• _Dataset extract_
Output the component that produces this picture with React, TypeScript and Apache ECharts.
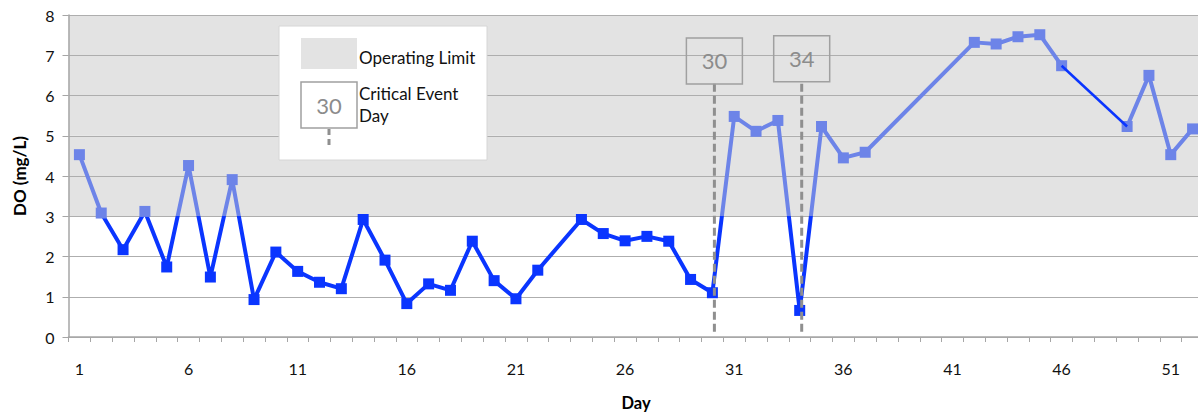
import React, { useEffect, useRef } from "react";
import * as echarts from "echarts";

const days: string[] = Array.from({ length: 52 }, (_, i) => String(i + 1));
const doValues: (number | null)[] = [
  4.53, 3.08, 2.17, 3.12, 1.74, 4.26, 1.49, 3.91, 0.93, 2.11,
  1.63, 1.36, 1.2, 2.92, 1.91, 0.83, 1.32, 1.16, 2.38, 1.4,
  0.95, 1.66, null, 2.92, 2.57, 2.39, 2.5, 2.38, 1.43, 1.1,
  5.48, 5.11, 5.38, 0.66, 5.23, 4.45, 4.59, null, null, null,
  null, 7.32, 7.28, 7.46, 7.51, 6.74, null, null, 5.23, 6.5,
  4.53, 5.17,
];
const yTicks = [0, 1, 2, 3, 4, 5, 6, 7, 8];
const operatingLimit = 3;
const criticalDays = ["30", "34"];
const criticalBoxLevel = [6.86, 6.91];
const criticalLineTop = 6.29;
const criticalLineBottom = 0.12;
const gapStartDay = 46;
const gapEndDay = 49;

const DARK = "#0A35FF";
const LIGHT = "#6D84E8";
const FONT = "Lato";

export default function App() {
  const ref = useRef<HTMLDivElement>(null);
  useEffect(() => {
    if (!ref.current) return;
    const chart = echarts.init(ref.current, undefined, { renderer: "svg" });
    const iStart = days.indexOf(String(gapStartDay));
    const iEnd = days.indexOf(String(gapEndDay));
    const partA = doValues.map((v, i) => (i <= iStart ? v : null));
    const partB = doValues.map((v, i) => (i >= iEnd ? v : null));
    const connector = doValues.map((v, i) => (i === iStart || i === iEnd ? v : null));
    const splitColors = yTicks.slice(0, -1).map((t) => (t >= operatingLimit ? "#E3E3E3" : "#FFFFFF"));

    const yMin = yTicks[0];
    const yMax = yTicks[yTicks.length - 1];

    const baseOption: any = {
      animation: false,
      textStyle: { fontFamily: FONT },
      grid: { left: 68.5, top: 15, width: 1135, height: 323 },
      xAxis: {
        type: "category",
        data: days,
        boundaryGap: true,
        name: "Day",
        nameLocation: "middle",
        nameGap: 57,
        nameTextStyle: { fontWeight: "bold", fontSize: 16.5, color: "#000", fontFamily: FONT },
        axisLine: { lineStyle: { color: "#A6A6A6", width: 1.5 } },
        axisTick: { show: true, interval: 0, length: 5, lineStyle: { color: "#A6A6A6" } },
        axisLabel: { interval: 4, margin: 23, fontSize: 16, color: "#111", fontFamily: FONT },
        splitLine: { show: false },
      },
      yAxis: {
        type: "value",
        min: yMin,
        max: yMax,
        interval: 1,
        name: "DO (mg/L)",
        nameLocation: "middle",
        nameRotate: 90,
        nameGap: 41,
        nameTextStyle: { fontWeight: "bold", fontSize: 17, color: "#000", fontFamily: FONT },
        axisLine: { show: true, lineStyle: { color: "#A6A6A6", width: 1.5 } },
        axisTick: { show: true, length: 6, lineStyle: { color: "#A6A6A6" } },
        axisLabel: { margin: 14, fontSize: 16, color: "#111", fontFamily: FONT },
        splitLine: { show: true, lineStyle: { color: "#AEAEAE", width: 1 } },
        splitArea: { show: true, areaStyle: { color: splitColors } },
      },
      series: [],
    };
    chart.setOption(baseOption);

    const yTop = chart.convertToPixel({ yAxisIndex: 0 }, yMax) as number;
    const yBottom = chart.convertToPixel({ yAxisIndex: 0 }, yMin) as number;
    const off = (yMax - operatingLimit) / (yMax - yMin);
    const gradient = () =>
      new echarts.graphic.LinearGradient(
        0, yTop, 0, yBottom,
        [
          { offset: 0, color: LIGHT },
          { offset: off, color: LIGHT },
          { offset: off, color: DARK },
          { offset: 1, color: DARK },
        ],
        true
      );

    const mainSeries = (data: (number | null)[]) => ({
      type: "line",
      data,
      connectNulls: true,
      symbol: "rect",
      symbolSize: 11,
      lineStyle: { width: 4, color: gradient() },
      itemStyle: {
        color: (p: any) => (p.value >= operatingLimit ? LIGHT : DARK),
      },
      z: 2,
    });

    const px = (d: string, v: number) =>
      chart.convertToPixel({ gridIndex: 0 }, [d, v]) as number[];

    const eventGraphics: any[] = [];
    criticalDays.forEach((d, i) => {
      const top = px(d, criticalLineTop);
      const bottom = px(d, criticalLineBottom);
      const box = px(d, criticalBoxLevel[i]);
      eventGraphics.push(
        {
          type: "line",
          z: 50,
          shape: { x1: top[0] + 2, y1: top[1], x2: bottom[0] + 2, y2: bottom[1] },
          style: { stroke: "#8F8F8F", lineWidth: 3, lineDash: [8, 4] },
        },
        {
          type: "rect",
          z: 50,
          shape: { x: box[0] + 2 - 28, y: box[1] - 23, width: 56, height: 46 },
          style: { fill: "rgba(0,0,0,0)", stroke: "#A0A0A0", lineWidth: 1.5 },
        },
        {
          type: "text",
          z: 51,
          x: box[0] + 2,
          y: box[1],
          style: { text: d, fill: "#8C8C8C", fontSize: 22, fontFamily: FONT, align: "center", verticalAlign: "middle" },
        }
      );
    });

    chart.setOption({
      series: [
        mainSeries(partA),
        mainSeries(partB),
        {
          type: "line",
          data: connector,
          connectNulls: true,
          showSymbol: false,
          symbol: "none",
          lineStyle: { color: DARK, width: 2.5 },
          itemStyle: { color: DARK },
          z: 4,
        },
      ],
      graphic: [
        ...eventGraphics,
        {
          type: "group",
          z: 100,
          children: [
            {
              type: "rect",
              shape: { x: 279, y: 26, width: 208, height: 134 },
              style: { fill: "#FFFFFF", stroke: "#D6D6D6", lineWidth: 1 },
            },
            {
              type: "rect",
              shape: { x: 301, y: 38, width: 56, height: 31 },
              style: { fill: "#E3E3E3" },
            },
            {
              type: "text",
              x: 359,
              y: 57,
              style: { text: "Operating Limit", fill: "#111", fontSize: 17, fontFamily: FONT, verticalAlign: "middle" },
            },
            {
              type: "rect",
              shape: { x: 301, y: 82, width: 56, height: 46 },
              style: { fill: "#FFFFFF", stroke: "#A0A0A0", lineWidth: 1.5 },
            },
            {
              type: "text",
              x: 329,
              y: 105,
              style: { text: criticalDays[0], fill: "#8C8C8C", fontSize: 22, fontFamily: FONT, align: "center", verticalAlign: "middle" },
            },
            {
              type: "line",
              shape: { x1: 329, y1: 129, x2: 329, y2: 149 },
              style: { stroke: "#8F8F8F", lineWidth: 3, lineDash: [6, 4] },
            },
            {
              type: "text",
              x: 359,
              y: 82,
              style: { text: "Critical Event\nDay", fill: "#111", fontSize: 17, lineHeight: 22, fontFamily: FONT, verticalAlign: "top" },
            },
          ],
        },
      ],
    });
    return () => chart.dispose();
  }, []);
  return (
    <div style={{ position: "fixed", left: 0, top: 0, width: 1198, height: 416, overflow: "hidden", background: "#fff" }}>
      <div ref={ref} style={{ width: 1206, height: 416 }} />
    </div>
  );
}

• _Aim_
Leave out any pictures and return exactly the lines from the beginning of the data through the line with "import * as", inclusive.

• _Written solution_
Output the component that produces this picture with React, TypeScript and Apache ECharts.
import React, { useEffect, useRef } from "react";
import * as echarts from "echarts";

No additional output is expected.